Ingalls Enrolling Patients

In National Pancreatic Cancer Study

Pancreatic cancer has made national headlines several times this year, with ongoing news of actor Patrick Swayze’s very public battle with the disease and Supreme Court Justice Ruth Bader Ginsberg’s recent diagnosis in February.

Unfortunately, pancreatic cancer is one of the most deadly, with less than 20 percent of patients surviving five years after their initial diagnosis. To extend life and improve quality of life, patients are often encouraged to participate in clinical research studies like those available at Ingalls to receive newer – and potentially more effective – therapies.

“The perception is that clinical research studies are available only at major academic medical centers,” explains Patricia Gowland, R.N., B.S.N., O.C.N., C.C.R.C., director of the Ingalls Cancer Research Center.

“But that’s not the case. Ingalls is affiliated with more clinical trials than any other cancer program in the area.”

In fact, Ingalls is one of only two hospitals in Illinois (and fewer than 50 in the nation) currently enrolling patients with advanced metastatic cancer of the pancreas in a Phase II study.

The first part of the trial, already completed, was designed to determine the safety, tolerability and maximum tolerated dose of one of the targeted therapies when combined with a standard drug for pancreatic cancer. The randomized Phase II portion will determine the effectiveness and safety of both targeted therapies or a placebo when given with the standard dose of the drug.

To be eligible, participants must be 18 years or older, with untreated Stage 4 metastatic adenocarcinoma of the pancreas. Participants must also have acceptable bone marrow, liver functions, and kidney functions.

A 77-year-old Harvey women currently enrolled in the Ingalls study (who preferred not to be identified in this article) was diagnosed with pancreatic cancer last October. Following two stent procedures of the pancreas, she enrolled in the clinical trial in January.

Though she says she has “good days and bad days,” she is hopeful.

“I’m still driving and able to function on my own,” she said.

“And a recent CT scan showed that my cancer has not grown or spread. I live in hope and tell my family and friends to do the same.”

About Pancreatic Cancer

The American Cancer Society estimates nearly 38,000 will be diagnosed with pancreatic cancer this year, and 34,000 will die from it.
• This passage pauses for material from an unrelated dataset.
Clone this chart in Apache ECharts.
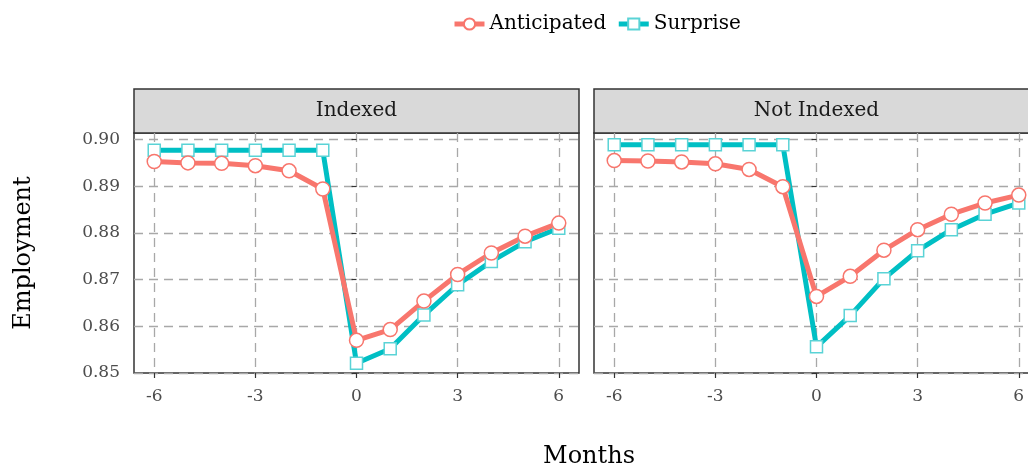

It is sometimes called a “silent disease” because symptoms don’t often appear until the disease is advanced. Symptoms may include:

  • Upper abdominal or upper back pain
  • Yellow skin and eyes, and dark urine from jaundice
  • Weakness
  • Loss of appetite
  • Nausea and vomiting
  • Weight loss

These symptoms, however, are not sure signs of pancreatic cancer. An infection or other condition may also be the cause. Contact your doctor right away if you have these symptoms.